The logo plays off of Celtic/Catholic trinity imagery/iconography in particular. The tagline I came up with for it was plastic thou art and unto plastic thou shalt return, which is a reference to the pretty ubiquitous Catholic phrase dust thou art and unto dust thou shalt return. Somewhere in my five digits of digital photos are examples of the logo in situ on banners at the Block Party and I’ll share those if/when I stumble across them.
I’m not sure what has happened to the logo since I created it, though I’ve been pleasantly surprised to see it pop up on the Basilica’s materials from time to time in place of a more standard recycling logo. Our success with the Block Party was pretty amazing–within the first two years, our recycling rate was at about 97% (by volume? by weight? Google isn’t helping and my gmail is disappointingly full of references to the number, not citations to the source). That’s not terribly surprising, though, as event-goers seemed to be very happy to recycle–the first year, the recycling bins were laughably undersized but instead of turning to the huge trash bins, the crowd continued to pile their bottles in ever-more precarious cairns on and around the recycling bins. It’s the power of design!

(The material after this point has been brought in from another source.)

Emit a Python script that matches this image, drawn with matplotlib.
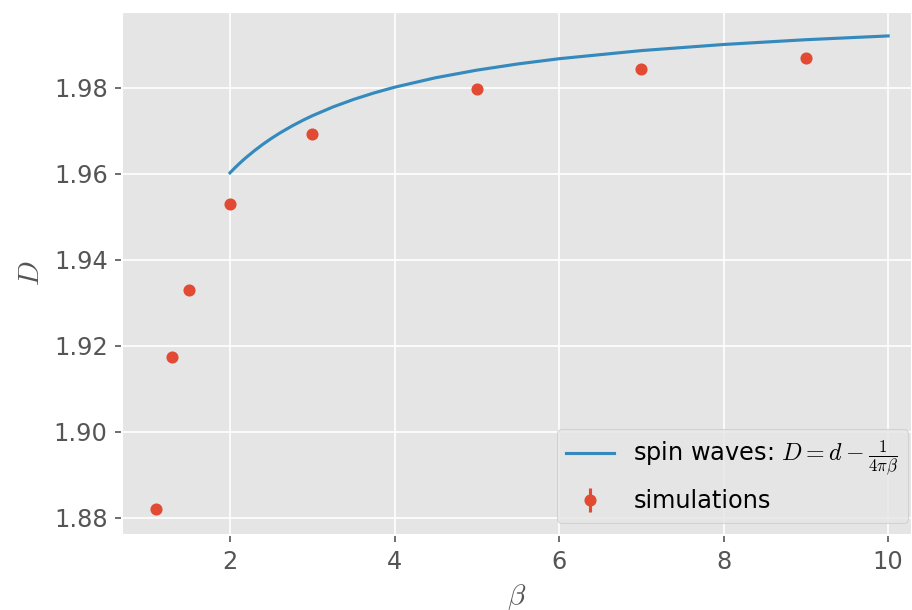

When people are given the low-effort opportunity and small reminder to make more responsible choices, they do!
Additionally, the service itself was provided by my long-time favorite recycling company, Eureka Recycling out of St. Paul. On my list of Things St. Paul Does Better Than Minneapolis is:
1. Recycling/composting and it’s almost entirely because of them. Locally owned? Yep. Zero waste before it was cool? Yep. Also a vendor of post-consumer paper so you can close the loop? Yep, twice annually!
2. Pending. (Ha! St. Paul, I love you even if I hardly know you and even though you pronounce Maria as Mariah!)
It’s hard to say whether the logo/tagline were part of the initial success of the Block Party’s recycling efforts given the advantages already present, but I do think that it helped, if for no other reason than providing a visual and linguistic reminder that fit within 1) the Catholic vernacular, 2) the playfully “irreverent” Basilica Block Party marketing, and 3) the ubiquitous recycling movement symbolism.
At any rate, I’d like to clean this logo up at some point. I still like the basic idea but I’ve never been satisfied with the angularity of the arrowheads, the way the lines join to them, or the swoosh of the thickening line itself. I think there might be something to be explored in the negative space. I’d also enjoying playing with it in relation to the annual identity/narrative for the Basilica Block Party, or as within the context of the upcoming Papal Encyclical on Climate Change.
Lastly, and tangentially, I wish I could provide a better look back at the campaigns for the Basilica Block Party over the years. While I’ve never been a fan of the music (I don’t dislike it; it’s just that my musical tastes run more towards folk/indie, rap, and dissonance, and less to the easy listening side of things), I’ve frequently been a fan of the marketing and narrative voice, especially in the context of its intended audience.